Nine instrumentalists and five singers combined forces in a concert presentation. One didn’t miss much of the dramatic action, which is almost nonexistent anyway; the singers mainly sing arias commenting on their situations, with a few duets mingled in. The five unite at the beginning and the end to form the chorus.

Handel’s music is glorious. And for an effective presentation you need two things:  style and flawless execution.

That’s what we got. Musica Angelica is one of the premier historical performance groups around, and their practical application of Baroque performance practices is a wonder to behold. In addition, they are all wonderful musicians and masters of their respective instruments. The ensemble, under the firm direction of music director Martin Haselböck, who presided at the harpsichord, played Handel’s music the way it was meant to be played.
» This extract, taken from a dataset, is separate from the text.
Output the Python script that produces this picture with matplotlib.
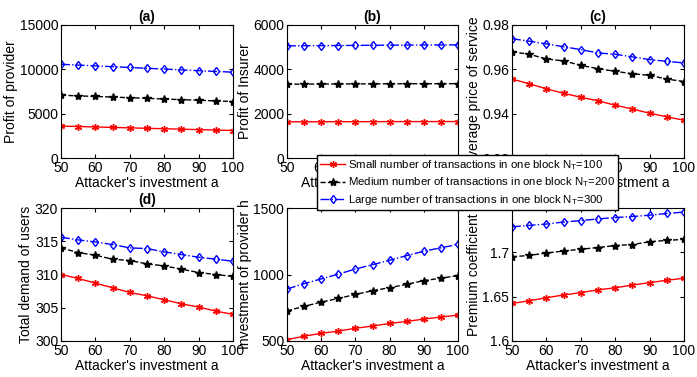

The singers were excellent. As the eponymous young lovers, Teresa Wakim and Steven Caldicott Wilson possess sweet, crystal clear voices that can negotiate Handel’s coloratura passages with ease and soar when necessary. Tenor Wilson began with a soft edge, but by the time he got to, “Love sounds the alarm,” the voice was ringing triumphantly.

For a minor character, Nils Neubert had a lot to do, and he sang beautifully.  About all mezzo Tracy Cowart had to do was sing the opera’s best tune, “Would you gain the tender creature,” and she knocked it out of the park.

Handsome, slender Christopher Herbert is physically all wrong for the ugly giant Polypheme. Fortunately, he’s a terrific actor and an exemplary singer, and his resonant baritone is perfect for “O ruddier than the cherry.” He made the villain funny and scary at the same time, as he should be.

Supertitles were not needed.  The opera is in English, and even though the singers were upstage of the orchestra, Handel’s text contains enough repetition to enable the listener’s total comprehension. And the Center Theater is the ideal venue for this sort of intimate presentation.

So, this was a terrific performance of a great piece.  Why were more people not there? Well, it was a Thursday night, tickets are not cheap, historical performance is an acquired taste, the group isn’t based locally, etc. Given all that, with a little effective marketing, an ensemble of this quality should be able to attract a larger share of the Long Beach concert-going public. Hope they try again next year.